We hugged the mountaintops and dove straight down after punching over the top of the peak so that we could hide in the next valley. Hide? At a speed of 120 knots? Paradox again. Our wingman was right behind us and to the right, most of the time to provide cover fire and we swung back and forth pulling hard into 60 degree banks at times to avoid being just another prize for the silent, unmovable mountains. You will see this and more in the pictures I have attached and will send in the next email. I am sending them in batches as I do not want to jam your mailboxes, and I don’t know what your capacity is.


http://tinyurl.com/2nldl
 
Thanx for the post Art! Very informative to whats going on with our soliders in Kabul.
 
beautiful photos.. please pass on the thanks, and a salute from all us canadians sittign comfy here at home...

makes me wanna run over there :) Then I saw the scorpions... hehe.

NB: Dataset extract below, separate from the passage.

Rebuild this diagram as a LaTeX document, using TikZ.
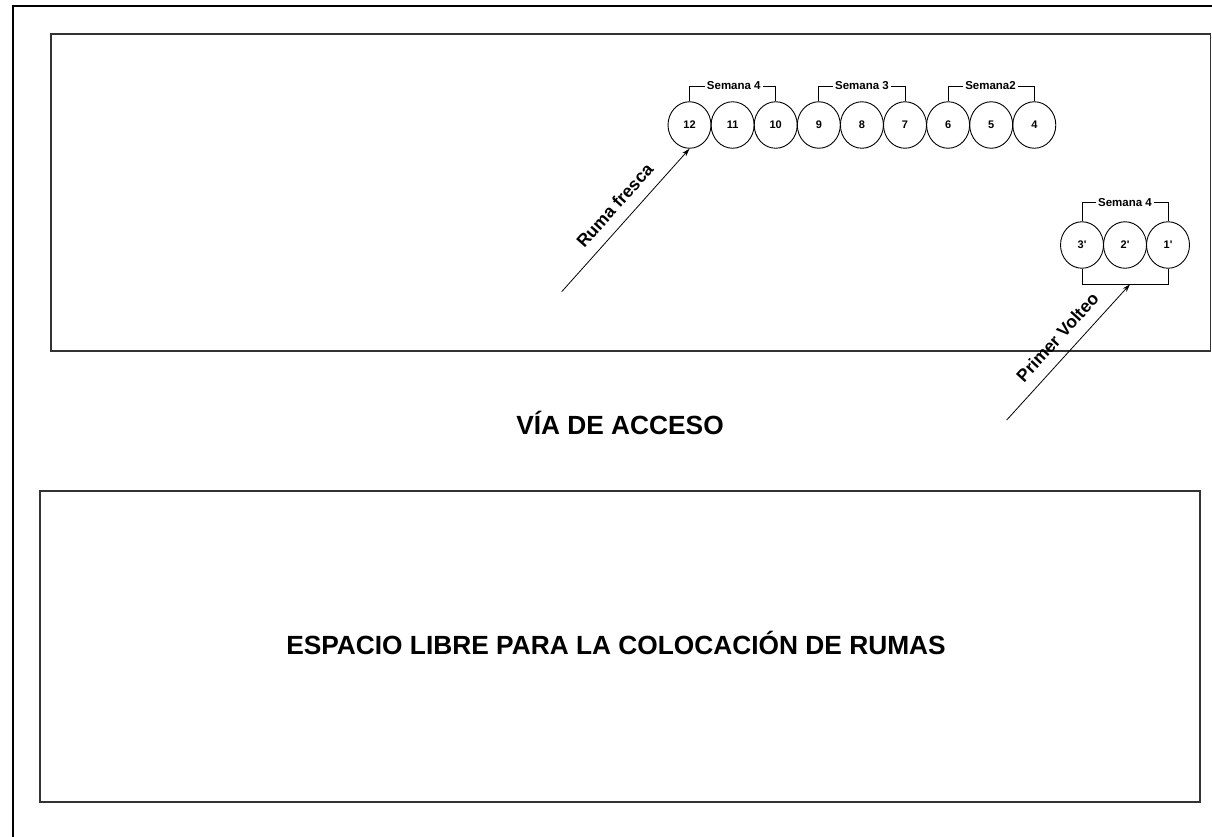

I ~love~ the sarcasm, and was suprised to see it from an officer. :) But then I realized he was probably infantry and it all fit.
 
Please send them all our greetings and don‘t forget to say " Thank you" on all our behalf.
Slim
 
Good read - it was refreshing to see someone with first hand knowledge/experience of Afghanistan to speak their mind.
PS the Toronto Pizza Pizza comment was gold
 
"The Danish Camp Viking. Look for Hagar the Horrible."

Art pass on that Hager is a Norwegian Viking not Danish.
That could cause a War amongst the two. ;)
 
It was great to see pics of my buddy Short. I Really appreciate all the hard work you guys and gals are doing for the world. It WILL not be overlooked or forgotten. SGT Short? Must be an inside joke. If you read this say hi to jedi in afganistan Art. Thanx for an excellent post. Keep themm coming we love to hear the truth now and then. Boomer Toronto Scottish Regiment.